Suddivise in cinque sezioni, introdotte dalle note puntuali di Terrinoni, Ruggieri, Melchiori e Scarpato e accompagnate da un ottimo apparato di note esplicative, le lettere seguono una scansione temporale e spaziale che guida il lettore attraverso i numerosi spostamenti che punteggiano la biografia di Joyce. Di particolare interesse, per il pubblico italiano, è la ripubblicazione delle Lettere (volume curato da Melchiori nel 1974), in cui per la prima volta si riportavano le missive che Joyce scrisse in italiano, fino a quel momento pubblicate solo nella traduzione inglese.
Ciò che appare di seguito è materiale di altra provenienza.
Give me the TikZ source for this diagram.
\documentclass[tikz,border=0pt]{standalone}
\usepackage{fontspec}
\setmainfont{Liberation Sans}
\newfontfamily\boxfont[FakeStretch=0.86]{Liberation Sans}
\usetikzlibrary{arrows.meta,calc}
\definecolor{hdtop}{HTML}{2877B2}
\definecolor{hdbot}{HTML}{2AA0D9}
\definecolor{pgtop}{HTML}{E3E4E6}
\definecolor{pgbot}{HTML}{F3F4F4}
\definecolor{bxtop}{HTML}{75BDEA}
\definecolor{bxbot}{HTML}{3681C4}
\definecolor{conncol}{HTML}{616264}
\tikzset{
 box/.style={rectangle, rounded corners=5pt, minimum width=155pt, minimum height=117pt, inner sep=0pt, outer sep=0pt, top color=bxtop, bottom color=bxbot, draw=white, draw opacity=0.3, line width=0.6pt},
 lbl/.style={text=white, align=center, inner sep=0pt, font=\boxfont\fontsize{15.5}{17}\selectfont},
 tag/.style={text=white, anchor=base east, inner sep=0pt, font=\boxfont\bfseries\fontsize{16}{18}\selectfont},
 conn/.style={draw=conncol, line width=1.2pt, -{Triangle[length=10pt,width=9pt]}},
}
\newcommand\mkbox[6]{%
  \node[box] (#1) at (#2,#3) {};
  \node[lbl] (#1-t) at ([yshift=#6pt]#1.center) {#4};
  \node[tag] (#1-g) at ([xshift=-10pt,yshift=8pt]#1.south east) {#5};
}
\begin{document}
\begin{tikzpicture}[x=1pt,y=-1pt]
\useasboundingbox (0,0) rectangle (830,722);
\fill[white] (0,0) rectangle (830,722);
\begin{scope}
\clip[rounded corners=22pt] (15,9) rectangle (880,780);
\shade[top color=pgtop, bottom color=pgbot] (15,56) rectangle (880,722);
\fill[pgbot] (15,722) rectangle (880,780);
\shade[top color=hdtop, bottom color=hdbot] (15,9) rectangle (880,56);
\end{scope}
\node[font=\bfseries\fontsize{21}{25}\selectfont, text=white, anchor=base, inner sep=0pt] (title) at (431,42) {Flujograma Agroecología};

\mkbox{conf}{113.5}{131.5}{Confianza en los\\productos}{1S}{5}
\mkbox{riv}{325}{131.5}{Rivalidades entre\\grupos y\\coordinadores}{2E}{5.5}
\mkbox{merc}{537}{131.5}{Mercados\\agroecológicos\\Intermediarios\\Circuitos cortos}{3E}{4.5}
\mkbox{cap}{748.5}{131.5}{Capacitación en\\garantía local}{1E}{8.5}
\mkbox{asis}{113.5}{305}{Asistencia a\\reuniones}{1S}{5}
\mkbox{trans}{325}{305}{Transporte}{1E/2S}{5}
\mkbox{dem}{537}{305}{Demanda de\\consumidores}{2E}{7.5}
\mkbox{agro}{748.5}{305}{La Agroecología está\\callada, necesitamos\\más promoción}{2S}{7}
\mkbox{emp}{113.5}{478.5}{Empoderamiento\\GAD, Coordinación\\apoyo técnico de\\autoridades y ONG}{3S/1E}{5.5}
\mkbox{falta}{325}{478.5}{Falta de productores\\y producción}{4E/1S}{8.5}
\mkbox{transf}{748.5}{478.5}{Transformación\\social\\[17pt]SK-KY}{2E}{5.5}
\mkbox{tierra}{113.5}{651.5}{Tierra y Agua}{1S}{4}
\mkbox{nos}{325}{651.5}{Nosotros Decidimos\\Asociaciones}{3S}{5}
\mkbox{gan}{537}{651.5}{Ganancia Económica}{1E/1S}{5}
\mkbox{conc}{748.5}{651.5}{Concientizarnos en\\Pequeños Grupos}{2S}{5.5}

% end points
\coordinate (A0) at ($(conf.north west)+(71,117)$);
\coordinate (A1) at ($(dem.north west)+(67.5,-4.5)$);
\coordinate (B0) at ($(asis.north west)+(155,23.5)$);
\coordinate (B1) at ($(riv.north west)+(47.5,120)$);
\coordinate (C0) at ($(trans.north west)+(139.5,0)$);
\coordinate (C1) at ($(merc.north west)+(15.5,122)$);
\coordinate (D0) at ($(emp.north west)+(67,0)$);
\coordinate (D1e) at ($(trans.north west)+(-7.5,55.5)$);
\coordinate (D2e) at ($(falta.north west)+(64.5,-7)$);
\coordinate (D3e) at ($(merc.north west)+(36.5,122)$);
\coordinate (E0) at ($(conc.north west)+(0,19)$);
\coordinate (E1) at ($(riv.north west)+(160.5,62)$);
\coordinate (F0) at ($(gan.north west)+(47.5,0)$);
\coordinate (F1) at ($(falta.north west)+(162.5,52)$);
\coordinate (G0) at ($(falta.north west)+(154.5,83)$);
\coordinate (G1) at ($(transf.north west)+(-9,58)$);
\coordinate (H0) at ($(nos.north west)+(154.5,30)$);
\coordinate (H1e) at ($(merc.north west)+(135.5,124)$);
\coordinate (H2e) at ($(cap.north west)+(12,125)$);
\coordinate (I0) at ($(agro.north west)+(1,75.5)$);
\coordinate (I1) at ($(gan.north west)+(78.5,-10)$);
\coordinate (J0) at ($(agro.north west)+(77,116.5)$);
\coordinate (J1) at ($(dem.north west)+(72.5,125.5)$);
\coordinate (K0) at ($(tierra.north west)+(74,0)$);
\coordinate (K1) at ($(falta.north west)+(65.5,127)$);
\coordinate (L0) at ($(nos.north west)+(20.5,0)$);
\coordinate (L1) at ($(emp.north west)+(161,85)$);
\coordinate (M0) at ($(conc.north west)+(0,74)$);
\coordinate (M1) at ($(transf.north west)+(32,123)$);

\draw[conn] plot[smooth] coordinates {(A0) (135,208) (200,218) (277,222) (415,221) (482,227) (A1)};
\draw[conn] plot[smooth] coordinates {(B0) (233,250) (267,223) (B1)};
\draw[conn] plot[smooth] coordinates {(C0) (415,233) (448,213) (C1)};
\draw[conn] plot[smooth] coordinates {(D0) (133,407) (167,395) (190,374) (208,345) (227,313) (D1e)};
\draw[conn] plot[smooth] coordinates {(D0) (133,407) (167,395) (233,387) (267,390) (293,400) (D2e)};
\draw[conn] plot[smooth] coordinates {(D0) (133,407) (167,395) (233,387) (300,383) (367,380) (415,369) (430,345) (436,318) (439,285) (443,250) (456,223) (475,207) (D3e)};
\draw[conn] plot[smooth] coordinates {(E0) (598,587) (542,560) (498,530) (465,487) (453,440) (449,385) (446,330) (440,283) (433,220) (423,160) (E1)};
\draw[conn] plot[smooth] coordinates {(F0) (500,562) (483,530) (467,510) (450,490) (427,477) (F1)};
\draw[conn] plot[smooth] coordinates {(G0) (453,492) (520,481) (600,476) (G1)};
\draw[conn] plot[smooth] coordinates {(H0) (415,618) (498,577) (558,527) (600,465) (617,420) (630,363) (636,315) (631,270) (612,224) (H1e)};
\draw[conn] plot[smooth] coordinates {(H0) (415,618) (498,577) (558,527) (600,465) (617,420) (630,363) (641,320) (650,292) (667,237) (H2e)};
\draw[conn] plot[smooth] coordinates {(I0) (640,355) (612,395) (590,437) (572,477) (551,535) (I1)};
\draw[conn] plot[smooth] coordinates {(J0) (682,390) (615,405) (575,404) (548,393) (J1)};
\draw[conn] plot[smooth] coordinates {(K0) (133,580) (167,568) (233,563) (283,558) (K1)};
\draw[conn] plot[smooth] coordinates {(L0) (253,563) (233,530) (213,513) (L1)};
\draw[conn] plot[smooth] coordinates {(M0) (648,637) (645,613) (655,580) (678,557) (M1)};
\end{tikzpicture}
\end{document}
Nella configurazione pensata da Terrinoni, esse escono dal loro carattere di nicchia e di aneddoto, per essere inserite in un contesto più ampio che ne permette una fruizione più profonda e consapevole. Tutte insieme contribuiscono a quella che Melchiori ha definito «un’autobiografia essenziale» dello scrittore, in cui vita privata e pubblica si fondono e confondono continuamente.
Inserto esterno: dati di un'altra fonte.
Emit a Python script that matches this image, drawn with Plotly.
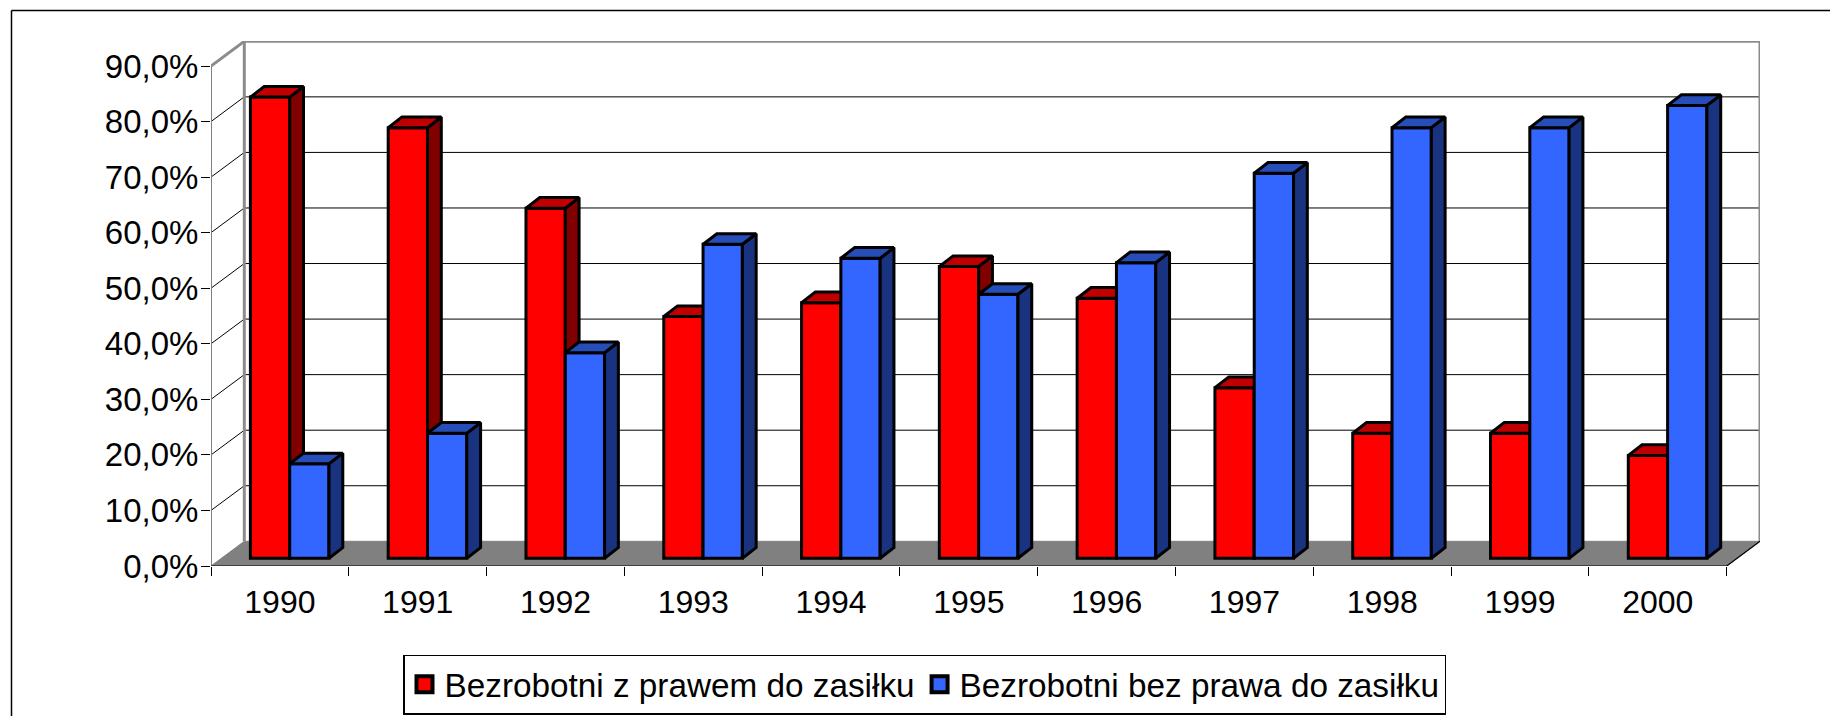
import plotly.graph_objects as go

years = ["1990", "1991", "1992", "1993", "1994", "1995", "1996", "1997", "1998", "1999", "2000"]
with_benefit = [83.0, 77.5, 63.0, 43.5, 46.0, 52.5, 46.8, 30.7, 22.5, 22.5, 18.5]
without_benefit = [17.0, 22.5, 37.0, 56.5, 54.0, 47.5, 53.2, 69.3, 77.5, 77.5, 81.5]
y_ticks = [0, 10, 20, 30, 40, 50, 60, 70, 80, 90]
y_labels = ["0,0%", "10,0%", "20,0%", "30,0%", "40,0%", "50,0%", "60,0%", "70,0%", "80,0%", "90,0%"]
name_with = "Bezrobotni z prawem do zasiłku"
name_without = "Bezrobotni bez prawa do zasiłku"

W, H = 1830, 716
LEFT, RIGHT, TOP, BOTTOM = 211.0, 1760.0, 41.0, 566.0
FRONT_RIGHT = 1726.7
PX_CAT = (FRONT_RIGHT - LEFT) / len(years)
PX_PCT = 500.0 / 90
# depth projection of the box and the bars, expressed in data units
DEPTH_X, DEPTH_Y = 33.3 / PX_CAT, 24.7 / PX_PCT
BAR_X, BAR_BASE = 9.8 / PX_CAT, 7.8 / PX_PCT
SIDE_X, SIDE_Y = 13.8 / PX_CAT, 10.6 / PX_PCT
BAR_W = 39.3 / PX_CAT
x_max = (RIGHT - LEFT) / PX_CAT
y_max = (BOTTOM - TOP) / PX_PCT
n = len(years)
PLOT_W, PLOT_H = RIGHT - LEFT, BOTTOM - TOP

def polys(shapes):
    xs, ys = [], []
    for s in shapes:
        xs += [p[0] for p in s] + [s[0][0], None]
        ys += [p[1] for p in s] + [s[0][1], None]
    return xs, ys

def segs(pairs):
    xs, ys = [], []
    for a, b in pairs:
        xs += [a[0], b[0], None]
        ys += [a[1], b[1], None]
    return xs, ys

fig = go.Figure()

def line_trace(pairs, color, width):
    xs, ys = segs(pairs)
    fig.add_trace(go.Scatter(x=xs, y=ys, mode="lines", line=dict(color=color, width=width),
                             cliponaxis=False, showlegend=False, hoverinfo="skip"))

# floor
fx, fy = polys([[(0, 0), (n, 0), (n + DEPTH_X, DEPTH_Y), (DEPTH_X, DEPTH_Y)]])
fig.add_trace(go.Scatter(x=fx, y=fy, mode="lines", fill="toself", fillcolor="#808080",
                         line=dict(color="#808080", width=1), cliponaxis=False,
                         showlegend=False, hoverinfo="skip"))
# gridlines on the back wall and the left wall
line_trace([((DEPTH_X, t + DEPTH_Y), (n + DEPTH_X, t + DEPTH_Y)) for t in y_ticks[1:-1]], "#000000", 1)
line_trace([((0, t), (DEPTH_X, t + DEPTH_Y)) for t in y_ticks[1:-1]], "#000000", 1)
# wall frame
top = y_ticks[-1]
line_trace([((DEPTH_X, DEPTH_Y), (DEPTH_X, top + DEPTH_Y)),
            ((DEPTH_X, top + DEPTH_Y), (n + DEPTH_X, top + DEPTH_Y)),
            ((n + DEPTH_X, top + DEPTH_Y), (n + DEPTH_X, DEPTH_Y)),
            ((0, top), (DEPTH_X, top + DEPTH_Y))], "#8c8c8c", 3)
line_trace([((0, 0), (0, top))], "#808080", 2)
line_trace([((0, 0), (n, 0)), ((n, 0), (n + DEPTH_X, DEPTH_Y))], "#000000", 1.2)


def add_series(values, name, front, side, lid, sign, ax):
    centers = [i + 0.5 + BAR_X + sign * BAR_W / 2 for i in range(n)]
    fig.add_trace(go.Bar(x=centers, y=values, base=[BAR_BASE] * n, width=BAR_W, name=name,
                         marker=dict(color=front, line=dict(color="#000000", width=3)),
                         cliponaxis=False, showlegend=False, xaxis="x" + ax, yaxis="y" + ax))
    sides, lids = [], []
    for c, v in zip(centers, values):
        l, r, b, t = c - BAR_W / 2, c + BAR_W / 2, BAR_BASE, BAR_BASE + v
        sides.append([(r, b), (r + SIDE_X, b + SIDE_Y), (r + SIDE_X, t + SIDE_Y), (r, t)])
        lids.append([(l, t), (r, t), (r + SIDE_X, t + SIDE_Y), (l + SIDE_X, t + SIDE_Y)])
    for shapes, color in ((sides, side), (lids, lid)):
        xs, ys = polys(shapes)
        fig.add_trace(go.Scatter(x=xs, y=ys, mode="lines", fill="toself", fillcolor=color,
                                 line=dict(color="#000000", width=3), cliponaxis=False,
                                 showlegend=False, hoverinfo="skip", xaxis="x" + ax, yaxis="y" + ax))
    fig.add_trace(go.Scatter(x=[None], y=[None], mode="markers", name=name,
                             marker=dict(symbol="square", size=16, color=front,
                                         line=dict(color="#000000", width=4)),
                             xaxis="x" + ax, yaxis="y" + ax))


add_series(with_benefit, name_with, "#ff0000", "#800000", "#c00000", -1, "2")
add_series(without_benefit, name_without, "#3366ff", "#1a3380", "#264db8", 1, "3")

FONT = "Liberation Sans"
hidden = dict(visible=False, fixedrange=True)
frame_x = (11.5 - LEFT) / PLOT_W
frame_y = (BOTTOM - 10.5) / PLOT_H
fig.update_layout(
    width=W, height=H, autosize=False,
    margin=dict(l=LEFT, r=W - RIGHT, t=TOP, b=H - BOTTOM, pad=0, autoexpand=False),
    paper_bgcolor="#ffffff", plot_bgcolor="#ffffff",
    font=dict(family=FONT, size=32, color="#000000"),
    showlegend=True, barmode="overlay",
    legend=dict(orientation="h", x=(403.0 - LEFT) / PLOT_W, y=(BOTTOM - 654.5) / PLOT_H,
                xanchor="left", yanchor="top", bgcolor="#ffffff", bordercolor="#000000",
                borderwidth=1.5, font=dict(family=FONT, size=33.3, color="#000000"),
                itemclick=False, itemdoubleclick=False),
    xaxis=dict(range=[0, x_max], tickmode="array", tickvals=[i + 0.5 for i in range(n)], ticktext=years,
               ticks="", showgrid=False, zeroline=False, showline=False, fixedrange=True,
               ticklabelstandoff=14, tickfont=dict(family=FONT, size=32, color="#000000"),
               minor=dict(tickmode="array", tickvals=list(range(n + 1)), ticks="outside", ticklen=9,
                          tickwidth=1, tickcolor="#000000", showgrid=False)),
    yaxis=dict(range=[0, y_max], tickmode="array", tickvals=y_ticks, ticktext=y_labels,
               ticks="outside", ticklen=9, tickwidth=1, tickcolor="#000000", showgrid=False,
               zeroline=False, showline=False, fixedrange=True, ticklabelstandoff=-4,
               tickfont=dict(family=FONT, size=33, color="#000000")),
    xaxis2=dict(range=[0, x_max], overlaying="x", **hidden),
    yaxis2=dict(range=[0, y_max], overlaying="y", **hidden),
    xaxis3=dict(range=[0, x_max], overlaying="x", **hidden),
    yaxis3=dict(range=[0, y_max], overlaying="y", **hidden),
    shapes=[dict(type="line", xref="paper", yref="paper", layer="below",
                 x0=frame_x, x1=(W - LEFT) / PLOT_W, y0=frame_y, y1=frame_y,
                 line=dict(color="#000000", width=1.5)),
            dict(type="line", xref="paper", yref="paper", layer="below",
                 x0=frame_x, x1=frame_x, y0=frame_y, y1=(BOTTOM - H) / PLOT_H,
                 line=dict(color="#000000", width=1.5))],
)
fig.write_html("out.html", config={"displayModeBar": False},
               post_script="document.body.style.margin='0';document.documentElement.style.overflow='hidden';")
I saggi contenuti nella seconda parte del volume sono di vario genere. Si va dagli articoli pubblicati per «Il piccolo della sera» alle trascrizioni delle conferenze tenute per l’Università Popolare di Trieste, ai saggi inglesi e miscellanei, come quello sull’afta epizootica che tanta eco avrà nell’Ulisse. Questi scritti offrono un’immagine di Joyce meno nota al grande pubblico: danno per esempio conto del suo interesse verso la politica irlandese, e raccontano le passioni letterarie e la fascinazione per autori difficili come Giordano Bruno, o incompresi come William Blake e James Clarence Mangan. Alcune delle riflessioni qui proposte rappresentano poi un prezioso ausilio critico per l’interpretazione delle sue opere maggiori. Si pensi ad esempio alla recensione del dramma Salomé di Oscar Wilde: la lettura che Joyce ne dà si è rivelata essenziale per la comprensione di quel racconto perfetto che è Un incontro. In questa seconda parte si ritrova anche la già citata recensione sul dramma di Ibsen: lettere e saggi s’intrecciano e contribuiscono a tessere la trama di una vita in cui la banalità del quotidiano è trasfigurata da quello che Blake avrebbe definito il genio poetico.
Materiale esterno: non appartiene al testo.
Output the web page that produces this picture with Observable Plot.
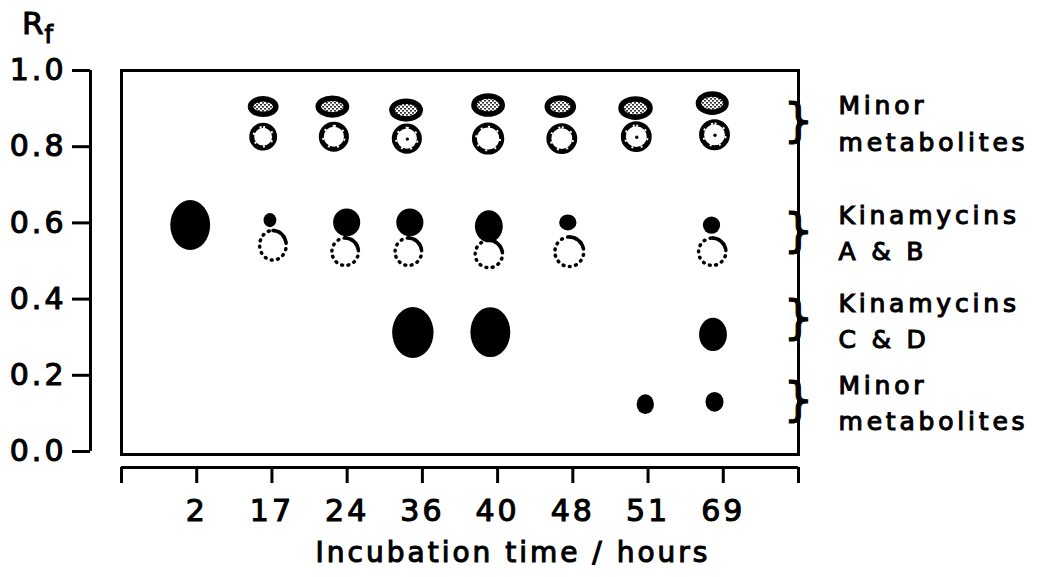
<!DOCTYPE html>
<html><head><meta charset="utf-8">
<script src="https://cdn.jsdelivr.net/npm/d3@7"></script>
<script src="https://cdn.jsdelivr.net/npm/@observablehq/plot@0.6"></script>
<style>body{margin:0;background:#fff} svg{display:block}</style>
</head><body><div id="chart"></div>
<script>
// Lanes (tick slots 0..9; first and last are empty)
const tickLabels = ["", "2", "17", "24", "36", "40", "48", "51", "69", ""];
const yTicks = [0, 0.2, 0.4, 0.6, 0.8, 1.0];

// Spots: x = position along plate (lane units), rf = centre Rf,
// w = spot width (lane units), h = spot height (Rf units)
const solidSpots = [
  {lane: "2",  x: 0.92, rf: 0.593, w: 0.53, h: 0.131},
  {lane: "17", x: 1.98, rf: 0.606, w: 0.17, h: 0.037},
  {lane: "24", x: 3.00, rf: 0.600, w: 0.36, h: 0.073},
  {lane: "36", x: 3.84, rf: 0.600, w: 0.36, h: 0.073},
  {lane: "40", x: 4.89, rf: 0.590, w: 0.37, h: 0.084},
  {lane: "48", x: 5.94, rf: 0.600, w: 0.23, h: 0.042},
  {lane: "69", x: 7.85, rf: 0.593, w: 0.23, h: 0.045},
  {lane: "36", x: 3.88, rf: 0.311, w: 0.55, h: 0.134},
  {lane: "40", x: 4.91, rf: 0.312, w: 0.53, h: 0.131},
  {lane: "69", x: 7.87, rf: 0.306, w: 0.37, h: 0.087},
  {lane: "51", x: 6.97, rf: 0.123, w: 0.23, h: 0.052},
  {lane: "69", x: 7.89, rf: 0.129, w: 0.24, h: 0.052}
];
const hatchedSpots = [
  {lane: "17", x: 1.89, rf: 0.904, w: 0.41, h: 0.055},
  {lane: "24", x: 2.81, rf: 0.904, w: 0.45, h: 0.058},
  {lane: "36", x: 3.79, rf: 0.895, w: 0.45, h: 0.061},
  {lane: "40", x: 4.88, rf: 0.908, w: 0.45, h: 0.062},
  {lane: "48", x: 5.84, rf: 0.904, w: 0.42, h: 0.060},
  {lane: "51", x: 6.84, rf: 0.900, w: 0.46, h: 0.062},
  {lane: "69", x: 7.86, rf: 0.913, w: 0.44, h: 0.062}
];
const ringSpots = [
  {lane: "17", x: 1.89, rf: 0.825, w: 0.37, h: 0.073},
  {lane: "24", x: 2.83, rf: 0.825, w: 0.40, h: 0.079},
  {lane: "36", x: 3.80, rf: 0.820, w: 0.40, h: 0.079},
  {lane: "40", x: 4.88, rf: 0.820, w: 0.43, h: 0.084},
  {lane: "48", x: 5.86, rf: 0.820, w: 0.41, h: 0.081},
  {lane: "51", x: 6.85, rf: 0.825, w: 0.41, h: 0.081},
  {lane: "69", x: 7.89, rf: 0.830, w: 0.41, h: 0.081}
];
const ringCentreDots = [
  {lane: "36", x: 3.80, rf: 0.820},
  {lane: "51", x: 6.85, rf: 0.825},
  {lane: "69", x: 7.89, rf: 0.830}
];
const dottedSpots = [
  {lane: "17", x: 2.02, rf: 0.540, w: 0.40, h: 0.087},
  {lane: "24", x: 2.98, rf: 0.523, w: 0.40, h: 0.081},
  {lane: "36", x: 3.82, rf: 0.523, w: 0.40, h: 0.081},
  {lane: "40", x: 4.89, rf: 0.517, w: 0.41, h: 0.081},
  {lane: "48", x: 5.96, rf: 0.523, w: 0.43, h: 0.087},
  {lane: "69", x: 7.86, rf: 0.523, w: 0.41, h: 0.081}
];
const groupLabels = ["Minor\nmetabolites", "Kinamycins\nA & B", "Kinamycins\nC & D", "Minor\nmetabolites"];
const groupRf = [0.868, 0.58, 0.35, 0.135];

const groups = groupLabels.map((label, i) => ({label, rf: groupRf[i]}));
const ext = {
  x1: d => d.x - d.w / 2, x2: d => d.x + d.w / 2,
  y1: d => d.rf - d.h / 2, y2: d => d.rf + d.h / 2
};
const font = "DejaVu Sans";

const svg = Plot.plot({
  width: 1040, height: 577,
  marginLeft: 121, marginRight: 242, marginTop: 70, marginBottom: 126,
  x: {domain: [0, 9]},
  y: {domain: [0, 1]},
  style: {fontFamily: font, fontWeight: "normal", letterSpacing: "3px", color: "black", background: "white"},
  marks: [
    Plot.frame({stroke: "black", strokeWidth: 3, insetBottom: -3}),
    // y axis (offset to the left of the frame)
    Plot.ruleX([0], {y1: 0, y2: 1, dx: -31, stroke: "black", strokeWidth: 3}),
    Plot.axisY({ticks: yTicks, tickFormat: d => d.toFixed(1), tickSize: 18, tickPadding: 6, dx: -31,
      strokeWidth: 3, fontSize: 30, label: null}),
    // x axis (offset below the frame)
    Plot.ruleY([0], {x1: 0, x2: 9, dy: 16, stroke: "black", strokeWidth: 3}),
    Plot.axisX({ticks: d3.range(10), tickFormat: i => tickLabels[i], tickSize: 16, tickPadding: 16, dy: 16,
      strokeWidth: 3, fontSize: 30, label: null}),
    Plot.text(["Incubation time / hours"], {frameAnchor: "bottom", dx: 53, dy: 110, fontSize: 28}),
    // spots
    Plot.rect(hatchedSpots, {...ext, rx: 999, ry: 999, fill: "url(#hatch)", stroke: "black", strokeWidth: 5.5, inset: 2.75}),
    Plot.rect(ringSpots, {...ext, rx: 999, ry: 999, fill: "white", stroke: "black", strokeWidth: 5, inset: 2.5}),
    Plot.rect(ringSpots, {...ext, rx: 999, ry: 999, fill: "none", stroke: "white", strokeWidth: 2, inset: 4.2, strokeDasharray: "2 7.5"}),
    Plot.dot(ringCentreDots, {x: "x", y: "rf", r: 1.7, fill: "black"}),
    Plot.rect(dottedSpots, {...ext, rx: 999, ry: 999, fill: "none", stroke: "black", strokeWidth: 3.5, inset: 1.75, strokeDasharray: "0.8 5.6", strokeLinecap: "round"}),
    Plot.rect(dottedSpots, {...ext, rx: 999, ry: 999, fill: "none", stroke: "black", strokeWidth: 3.5, inset: 1.75, strokeDasharray: "19 1000"}),
    Plot.rect(solidSpots, {...ext, rx: 999, ry: 999, fill: "black"}),
    // right-hand group labels
    Plot.text(groups, {y: "rf", text: () => "}", frameAnchor: "right", dx: 18, fontSize: 47}),
    Plot.text(groups, {y: "rf", text: "label", frameAnchor: "right", dx: 40, textAnchor: "start", fontSize: 25, lineHeight: 1.45})
  ]
});

const s = d3.select(svg);
s.insert("defs", ":first-child").html(
  '<pattern id="hatch" width="4" height="4" patternUnits="userSpaceOnUse">' +
  '<rect width="4" height="4" fill="white"/>' +
  '<rect x="0" y="0" width="2" height="1.6" fill="#333"/>' +
  '<rect x="2" y="2" width="2" height="1.6" fill="#333"/></pattern>');
const rf = s.append("text").attr("x", 22).attr("y", 34).attr("text-anchor", "start")
  .attr("font-family", font).attr("font-size", 31).attr("fill", "black").attr("letter-spacing", "1px");
rf.append("tspan").text("R");
rf.append("tspan").attr("dy", 9).attr("font-size", 24).text("f");
// heavier glyphs, like the original bitmap font
s.selectAll("text").attr("stroke", "black").attr("stroke-width", 1.1);
// wider spacing for the group labels on the right
s.selectAll("text").filter(function () { return /metabolites|Kinamycins/.test(this.textContent); })
  .attr("letter-spacing", "3.8px");
document.getElementById("chart").append(svg);
</script>
</body></html>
Infine l’introduzione del curatore e la nota della traduttrice Sara Sullam, poste in apertura e chiusura della raccolta, offrono le coordinate essenziali per una lettura consapevole dei testi. Questo è un volume necessario per il lettore comune e per lo studioso, perché intreccia in un accordo perfetto scritti critici e privati, scampoli di vita vissuta e momenti di intensa ispirazione, restituendoci un Joyce più autentico e accessibile nella sua disarmante umanità.